Benchmarking of photocatalytic coatings performance and their activation towards pollutants degradation

The use of organic-based photocatalytic coatings is a promising technology for improving air quality by eliminating inorganic and organic pollutants and for creating self-cleaning and antibacterial surfaces. The most common photocatalyst is titanium dioxide, in nanoparticulate form, which is embedded in a film-forming agent. In the present work, we investigate the performance of different photocatalytic coatings containing TiO2 nanoparticles (Aeroxide (R) P25 TiO2), towards the photo-degradation of a dye (methylene blue) as model reaction in a lab-scale UV photo-reactor.

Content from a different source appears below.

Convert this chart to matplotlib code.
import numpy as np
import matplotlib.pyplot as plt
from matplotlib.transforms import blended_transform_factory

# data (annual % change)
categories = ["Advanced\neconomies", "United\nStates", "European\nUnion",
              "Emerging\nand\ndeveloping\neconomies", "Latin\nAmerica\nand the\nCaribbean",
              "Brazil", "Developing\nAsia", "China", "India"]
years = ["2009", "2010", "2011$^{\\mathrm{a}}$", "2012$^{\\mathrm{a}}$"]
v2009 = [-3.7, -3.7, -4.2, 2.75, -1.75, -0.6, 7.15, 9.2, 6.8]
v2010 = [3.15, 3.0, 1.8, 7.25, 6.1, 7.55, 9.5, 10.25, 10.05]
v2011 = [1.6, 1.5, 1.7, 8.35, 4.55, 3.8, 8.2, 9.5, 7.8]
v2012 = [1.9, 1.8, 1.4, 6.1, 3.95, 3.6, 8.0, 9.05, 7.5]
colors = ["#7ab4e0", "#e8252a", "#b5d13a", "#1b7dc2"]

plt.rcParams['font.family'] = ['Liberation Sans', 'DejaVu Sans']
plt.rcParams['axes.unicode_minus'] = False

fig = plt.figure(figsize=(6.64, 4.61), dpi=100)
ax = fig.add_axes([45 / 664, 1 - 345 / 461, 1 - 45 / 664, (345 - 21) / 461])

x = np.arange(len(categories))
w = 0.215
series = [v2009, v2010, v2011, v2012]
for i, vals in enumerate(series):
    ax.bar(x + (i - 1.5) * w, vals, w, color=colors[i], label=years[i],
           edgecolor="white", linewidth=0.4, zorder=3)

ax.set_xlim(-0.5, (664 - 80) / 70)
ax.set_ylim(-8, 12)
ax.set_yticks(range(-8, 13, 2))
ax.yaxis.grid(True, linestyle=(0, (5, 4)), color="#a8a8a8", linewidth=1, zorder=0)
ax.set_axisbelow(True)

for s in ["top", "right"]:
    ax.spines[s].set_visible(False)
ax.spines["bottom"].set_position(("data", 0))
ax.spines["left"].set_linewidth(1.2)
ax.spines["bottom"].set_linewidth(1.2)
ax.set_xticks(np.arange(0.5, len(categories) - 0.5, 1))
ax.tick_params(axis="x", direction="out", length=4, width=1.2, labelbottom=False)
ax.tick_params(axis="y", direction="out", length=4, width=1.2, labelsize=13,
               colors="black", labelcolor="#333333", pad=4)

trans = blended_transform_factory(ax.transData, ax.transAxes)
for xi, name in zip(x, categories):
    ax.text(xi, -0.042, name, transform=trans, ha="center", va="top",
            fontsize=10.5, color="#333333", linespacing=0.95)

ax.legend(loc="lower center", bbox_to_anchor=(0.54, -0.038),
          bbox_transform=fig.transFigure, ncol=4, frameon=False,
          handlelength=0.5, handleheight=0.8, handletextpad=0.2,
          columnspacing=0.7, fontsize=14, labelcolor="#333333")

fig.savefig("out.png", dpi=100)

The TiO2 nanoparticles (similar to 21 nm) are tested as aqueous slurry and further used for preparation of photocatalytic coatings following two approaches: i) dispersion of P25 in a commercial acrylic paint aimed at outdoor use as a proof-of-concept, and ii) full formulation of acrylic-based photocatalytic coatings from raw materials, engineered with different pigmentation degrees defined by the lambda parameter (pigment volume concentration relative to critical pigment volume concentration). The TiO2-acrylic coatings prepared with both methods show activity towards dye degradation in UV-irradiation tests. After the first 50-60 min of UV exposure a significant increase (up to 70-100%) in the apparent rate constant for methylene blue photo -degradation sets in for the photocatalytic coatings suggesting that the coatings are activated in the early stages of UV exposure. Scanning-electron-microscopy analysis confirms that the activation mechanism involves the creation of a porous surface at the outermost layer of the coating, gradually exposing TiO2 photocatalyst, as result of partial binder photo-degradation. Water contact angle (WCA) measurements, performed with a digital microscope, reveal that the kinetic transition is accompanied by a sudden drop of the WCA, indicating an enhanced wettability that is attributable to the hydrophilicity OH-rich TiO2 surface becoming accessible with the increased porosity. Use of a high lambda can induce initial porosity that lowers the relative magnitude of this initial activation.